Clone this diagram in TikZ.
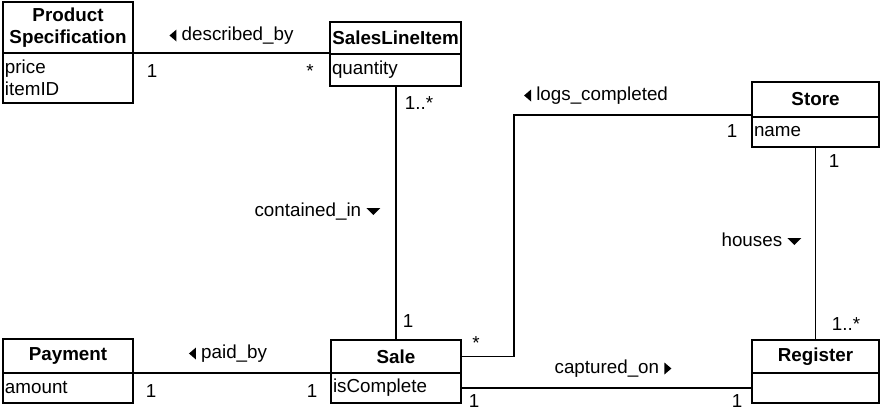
\documentclass[tikz,border=0pt]{standalone}
\usepackage{fontspec}
\setmainfont{Liberation Sans}
\usetikzlibrary{positioning}

\newcommand{\umlsize}{\fontsize{18.8}{22}\selectfont}
% reading-direction arrows for association names
\newcommand{\navL}{\tikz[baseline=0pt]\fill (0pt,4.5pt) -- (7pt,-1.5pt) -- (7pt,10.5pt) -- cycle;}
\newcommand{\navR}{\tikz[baseline=0pt]\fill (7pt,4.5pt) -- (0pt,-1.5pt) -- (0pt,10.5pt) -- cycle;}
\newcommand{\navD}{\tikz[baseline=0pt]\fill (0pt,8pt) -- (14pt,8pt) -- (7pt,1pt) -- cycle;}

\begin{document}
\begin{tikzpicture}[
    x=1pt, y=-1pt, font=\umlsize,
    classhead/.style={draw, line width=2pt, outer sep=0pt, inner sep=0pt, anchor=north west, align=center, font=\umlsize\bfseries},
    classattr/.style={draw, line width=2pt, outer sep=0pt, inner xsep=2pt, inner ysep=0pt, align=left},
    assoc/.style={line width=1.1pt},
    mult/.style={anchor=base, inner sep=0pt},
    role/.style={anchor=base, inner sep=0pt}
]
    \useasboundingbox (0,0) rectangle (882,410);

    \node[classhead, minimum width=130pt, minimum height=51pt] (ps) at (3,2) {Product\\Specification};
    \node[classattr, below=0pt of ps, text width=126pt, minimum height=50pt] (ps-attr) {price\\itemID};
    \node[classhead, minimum width=131pt, minimum height=32pt] (sli) at (330,22) {SalesLineItem};
    \node[classattr, below=0pt of sli, text width=127pt, minimum height=32pt] (sli-attr) {quantity};
    \node[classhead, minimum width=127pt, minimum height=35pt] (store) at (752,82) {Store};
    \node[classattr, below=0pt of store, text width=123pt, minimum height=30pt] (store-attr) {name};
    \node[classhead, minimum width=130pt, minimum height=34pt] (pay) at (3,339) {Payment};
    \node[classattr, below=0pt of pay, text width=126pt, minimum height=30pt] (pay-attr) {amount};
    \node[classhead, minimum width=130pt, minimum height=33pt] (sale) at (331,340) {Sale};
    \node[classattr, below=0pt of sale, text width=126pt, minimum height=30pt] (sale-attr) {isComplete};
    \node[classhead, minimum width=127pt, minimum height=33pt] (reg) at (752,340) {Register};
    \node[classattr, below=0pt of reg, text width=123pt, minimum height=30pt] (reg-attr) {};

    \coordinate (logs-bend) at (514,115);
    \draw[assoc] (ps.south east) -- (ps.south east -| sli.west);
    \draw[assoc] (sli-attr.south -| sale.north) -- (sale.north);
    \draw[assoc] (sale.east) -| (logs-bend) -- (logs-bend -| store.west);
    \draw[assoc] (store-attr.south) -- (reg.north);
    \draw[assoc] (pay.south east) -- (sale.south west);
    \draw[assoc] (sale-attr.east) -- (reg-attr.west);

    \node[role] (described) at (231.5,40) {\navL{} described\_by};
    \node[role] (contained) at (317.5,216) {contained\_in \navD};
    \node[role] (logs) at (596,100) {\navL{} logs\_completed};
    \node[role] (houses) at (761.5,246) {houses \navD};
    \node[role] (paid) at (228,358) {\navL{} paid\_by};
    \node[role] (captured) at (613,373) {captured\_on \navR};

    \node[mult] (m-ps-sli) at (152,77) {1};
    \node[mult] (m-sli-ps) at (310,77) {*};
    \node[mult] (m-sli-sale) at (419,109) {1..*};
    \node[mult] (m-sale-sli) at (408,327) {1};
    \node[mult] (m-sale-store) at (476,349) {*};
    \node[mult] (m-store-sale) at (732,137) {1};
    \node[mult] (m-store-reg) at (834,167) {1};
    \node[mult] (m-reg-store) at (846,330) {1..*};
    \node[mult] (m-pay-sale) at (151,397) {1};
    \node[mult] (m-sale-pay) at (312,397) {1};
    \node[mult] (m-sale-reg) at (474,407) {1};
    \node[mult] (m-reg-sale) at (737,407) {1};
\end{tikzpicture}
\end{document}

Exercise brief
Give again, word for word, every line from the top of the data above to the line holding "(0pt,8pt) -- (14pt,8pt)", inclusive, with the pictures left out.

Output
Clone this diagram in TikZ.
\documentclass[tikz,border=0pt]{standalone}
\usepackage{fontspec}
\setmainfont{Liberation Sans}
\usetikzlibrary{positioning}

\newcommand{\umlsize}{\fontsize{18.8}{22}\selectfont}
% reading-direction arrows for association names
\newcommand{\navL}{\tikz[baseline=0pt]\fill (0pt,4.5pt) -- (7pt,-1.5pt) -- (7pt,10.5pt) -- cycle;}
\newcommand{\navR}{\tikz[baseline=0pt]\fill (7pt,4.5pt) -- (0pt,-1.5pt) -- (0pt,10.5pt) -- cycle;}
\newcommand{\navD}{\tikz[baseline=0pt]\fill (0pt,8pt) -- (14pt,8pt) -- (7pt,1pt) -- cycle;}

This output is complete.